2. The plaintiffs amended complaint, Filing No. 30, is hereby dismissed.
NOTES

[1] The plaintiff originally sued the arresting officers from the Alliance Police Department and the City of Alliance in state court, but the action was removed to this court. See Filing No. 1. The plaintiff and the original defendants eventually stipulated to the defendants' dismissal without prejudice. Filing Nos. 28 and 29. The plaintiff then amended the complaint, see Filing No. 30, and added the current defendants.

[2] The Court conditioned its seemingly absolute rule by acknowledging that if a detention continues over the person's protests for an unreasonable length of time, the state might face liability for a constitutional violation "[M]ere detention pursuant to a valid warrant but in the face of repeated protests of innocence will after the lapse of a certain amount of time deprive the accused of liberty ... without due process of law.'" Baker v. McCollan. 443 U.S. at 145, 99 S. Ct. 2689.
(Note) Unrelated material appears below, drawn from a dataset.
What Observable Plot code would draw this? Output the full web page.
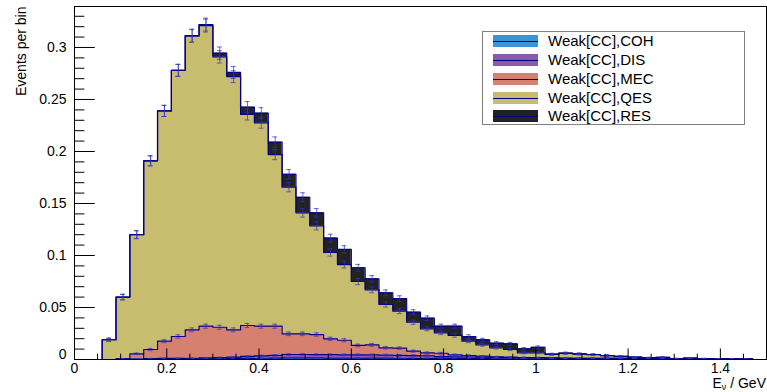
<!DOCTYPE html>
<html><head><meta charset="utf-8">
<script src="https://cdn.jsdelivr.net/npm/d3@7"></script>
<script src="https://cdn.jsdelivr.net/npm/@observablehq/plot@0.6"></script>
<style>
body{margin:0;background:#fff;font-family:"Liberation Sans",Arial,Helvetica,sans-serif;}
#wrap{position:relative;width:767px;height:392px;}
#legend{position:absolute;left:482px;top:31px;width:263px;height:94px;border:1px solid #808080;background:#fff;box-sizing:border-box;}
.item{position:absolute;left:10px;height:14px;display:flex;align-items:center;}
.sw{width:45px;height:12px;position:relative;margin-right:10px;}
.sw::after{content:"";position:absolute;left:0;right:0;top:5.5px;height:1px;background:#00008b;}
.lab{font-size:15px;color:#000;line-height:14px;}
</style></head><body><div id="wrap"><div id="legend"></div></div>
<script>
// ---- data ----
const layers = ["Weak[CC],COH", "Weak[CC],DIS", "Weak[CC],MEC", "Weak[CC],QES", "Weak[CC],RES"];
const colors = ["#3a94d8", "#8a5aab", "#d6806f", "#c8bc6f", "#222222"];
const binWidth = 0.03;
const binLow = [0.06,0.09,0.12,0.15,0.18,0.21,0.24,0.27,0.30,0.33,0.36,0.39,0.42,0.45,0.48,0.51,0.54,0.57,0.60,0.63,0.66,0.69,0.72,0.75,0.78,0.81,0.84,0.87,0.90,0.93,0.96,0.99,1.02,1.05,1.08,1.11,1.14,1.17,1.20,1.23,1.26,1.29,1.32,1.35,1.38,1.41,1.44];
const coh = [0,0.0001,0.0002,0.0003,0.0004,0.0004,0.0005,0.0006,0.0007,0.0008,0.001,0.0012,0.0013,0.0015,0.0015,0.0015,0.0014,0.0014,0.0014,0.0013,0.0013,0.0012,0.0011,0.0011,0.001,0.0009,0.0009,0.0008,0.0007,0.0006,0.0006,0.0005,0.0005,0.0005,0.0004,0.0004,0.0004,0.0004,0.0003,0.0003,0.0003,0.0002,0.0002,0.0002,0.0002,0.0002,0.0001];
const dis = [0,0.0002,0.0003,0.0005,0.0006,0.0006,0.0007,0.0009,0.0011,0.0014,0.002,0.0023,0.0027,0.0033,0.0033,0.0031,0.0032,0.0031,0.0031,0.0031,0.003,0.0028,0.0027,0.0025,0.0018,0.0017,0.0015,0.0014,0.0013,0.0012,0.001,0.001,0.0008,0.0007,0.0007,0.0007,0.0006,0.0006,0.0006,0.0005,0.0005,0.0004,0.0004,0.0003,0.0003,0.0003,0.0003];
const mec = [0,0.0004,0.005,0.0088,0.0166,0.0211,0.0273,0.0305,0.0292,0.0263,0.0297,0.0285,0.028,0.0199,0.0199,0.0194,0.0153,0.014,0.009,0.0097,0.0069,0.0069,0.0042,0.0028,0.0032,0.0019,0.0014,0.001,0.0005,0.0004,0.0003,0.0003,0.0002,0.0002,0.0001,0.0001,0.0001,0,0,0,0,0,0,0,0,0,0];
const qes = [0.019,0.0593,0.1145,0.1814,0.2214,0.2559,0.2825,0.289,0.260,0.2435,0.2029,0.1956,0.165,0.141,0.1163,0.1045,0.083,0.0728,0.0615,0.0529,0.0417,0.0356,0.0279,0.0231,0.0196,0.0186,0.0138,0.0109,0.0087,0.0074,0.0045,0.0046,0.0035,0.0045,0.004,0.0034,0.0026,0.002,0.0013,0.0008,0.0012,0.0002,0.0007,0.0003,0,0.0001,0];
const res = [0,0,0,0,0,0,0.0005,0.001,0.0035,0.004,0.007,0.0092,0.012,0.0123,0.015,0.0125,0.0138,0.0145,0.0132,0.0106,0.0112,0.0121,0.0096,0.0102,0.0064,0.0089,0.0045,0.0048,0.0045,0.0055,0.0039,0.0054,0.0002,0.0003,0.0003,0.0002,0.0001,0,0,0,0,0,0,0,0,0,0];
const errScale = 0.00012; // per-event weight used for sqrt(sum w^2) error bars
const xMajor = [0, 0.2, 0.4, 0.6, 0.8, 1, 1.2, 1.4];
const yMajor = [0.05, 0.1, 0.15, 0.2, 0.25, 0.3];

// ---- build tables ----
const series = [coh, dis, mec, qes, res];
const W = 767, H = 392, mL = 74, mR = 1, mT = 6, mB = 33;
const frameW = W - mL - mR, frameH = H - mT - mB;
const areaPts = [], linePts = [], errs = [];
const cumPrev = binLow.map(() => 0);
series.forEach((vals, i) => {
  const lo = cumPrev.slice();
  const hi = vals.map((v, j) => lo[j] + v);
  const name = layers[i];
  binLow.forEach((e, j) => {
    areaPts.push({layer: name, x: e, lo: lo[j], hi: hi[j]});
    areaPts.push({layer: name, x: e + binWidth, lo: lo[j], hi: hi[j]});
  });
  linePts.push({layer: name, x: binLow[0], y: 0});
  binLow.forEach((e, j) => {
    linePts.push({layer: name, x: e, y: hi[j]});
    linePts.push({layer: name, x: e + binWidth, y: hi[j]});
  });
  linePts.push({layer: name, x: binLow[binLow.length - 1] + binWidth, y: 0});
  binLow.forEach((e, j) => {
    if (hi[j] > 0) {
      const er = Math.sqrt(hi[j] * errScale);
      errs.push({c: e + binWidth / 2, lo: hi[j] - er, hi: hi[j] + er});
    }
  });
  hi.forEach((v, j) => cumPrev[j] = v);
});

const capHalf = 2.4 * 1.5 / frameW;
errs.forEach(d => { d.x1 = d.c - capHalf; d.x2 = d.c + capHalf; });
const xMinor = d3.range(0.05, 1.5001, 0.05).filter(v => Math.abs(v / 0.2 - Math.round(v / 0.2)) > 1e-6);
const yMinor = d3.range(0.01, 0.3301, 0.01).filter(v => Math.abs(v / 0.05 - Math.round(v / 0.05)) > 1e-6);
const fmt = d => String(+d.toFixed(2));
const errColor = "#3030c0";

const chart = Plot.plot({
  width: W, height: H,
  marginLeft: mL, marginRight: mR, marginTop: mT, marginBottom: mB,
  x: {domain: [0, 1.5], label: null},
  y: {domain: [0, 0.3394], label: null},
  color: {domain: layers, range: colors},
  style: {fontFamily: '"Liberation Sans", Arial, Helvetica, sans-serif', fontSize: "14px", background: "white", color: "black"},
  marks: [
    Plot.areaY(areaPts, {x: "x", y1: "lo", y2: "hi", z: "layer", fill: "layer", fillOpacity: 1}),
    Plot.line(linePts, {x: "x", y: "y", z: "layer", stroke: "#00008b", strokeWidth: 1.2}),
    Plot.ruleX(errs, {x: "c", y1: "lo", y2: "hi", stroke: errColor, strokeWidth: 1, strokeOpacity: 0.7}),
    Plot.ruleY(errs, {y: "hi", x1: "x1", x2: "x2", stroke: errColor, strokeWidth: 1, strokeOpacity: 0.7}),
    Plot.ruleY(errs, {y: "lo", x1: "x1", x2: "x2", stroke: errColor, strokeWidth: 1, strokeOpacity: 0.7}),
    Plot.ruleX(xMajor, {x: d => d, insetTop: frameH - 10.6, stroke: "black"}),
    Plot.ruleX(xMinor, {x: d => d, insetTop: frameH - 5.3, stroke: "black"}),
    Plot.ruleY(yMajor, {y: d => d, insetRight: frameW - 20.8, stroke: "black"}),
    Plot.ruleY(yMinor, {y: d => d, insetRight: frameW - 10.4, stroke: "black"}),
    Plot.frame({stroke: "black"}),
    Plot.axisX(xMajor, {tickSize: 0, tickPadding: 4, tickFormat: fmt}),
    Plot.axisY(yMajor, {tickSize: 0, tickPadding: 8, tickFormat: fmt}),
    Plot.axisY([0], {tickSize: 0, tickPadding: 8, tickFormat: fmt, dy: -5}),
    Plot.text(["Events per bin"], {frameAnchor: "top-left", rotate: -90, textAnchor: "end", dx: -58, dy: 0, fontSize: 14})
  ]
});

const svg = d3.select(chart);
const t = svg.append("text").attr("x", W - 1).attr("y", 388).attr("text-anchor", "end")
  .attr("font-size", 14).attr("fill", "black");
t.append("tspan").text("E");
t.append("tspan").attr("font-size", 9).attr("dy", 2).text("ν");
t.append("tspan").attr("dy", -2).text(" / GeV");

document.getElementById("wrap").prepend(chart);
chart.style.position = "absolute"; chart.style.left = "0"; chart.style.top = "0";

// legend
const leg = document.getElementById("legend");
const rowTops = [9, 28, 47, 66, 84];
layers.forEach((name, i) => {
  const it = document.createElement("div");
  it.className = "item";
  it.style.top = (rowTops[i] - 7) + "px";
  const sw = document.createElement("div");
  sw.className = "sw"; sw.style.background = colors[i];
  const lab = document.createElement("span");
  lab.className = "lab"; lab.textContent = name;
  it.appendChild(sw); it.appendChild(lab);
  leg.appendChild(it);
});
</script></body></html>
[3] While inadequate training or supervision can constitute an actionable policy or custom giving rise to a constitutional violation under section 1983. see Monell v. Department of Soc. Servs., 436 U.S. 658, 690-91, 98 S. Ct. 2018, 56 L. Ed. 2d 611 (1978), mere negligence does not create section 1983 liability, Daniels v. Williams, 474 U.S. 327, 106 S. Ct. 662, 88 L. Ed. 2d 662 (1986). The single careless data entry error here that resulted in the plaintiff's arrest represents such garden-variety negligence. The single error does not, as a matter of law, rise to the "grossly negligent and systemic" record keeping described in Rogan, 668 F. Supp. at 1398, nor reflect constitutionally deficient training or supervision of employees of the Scotts Bluff County Sheriff's Office.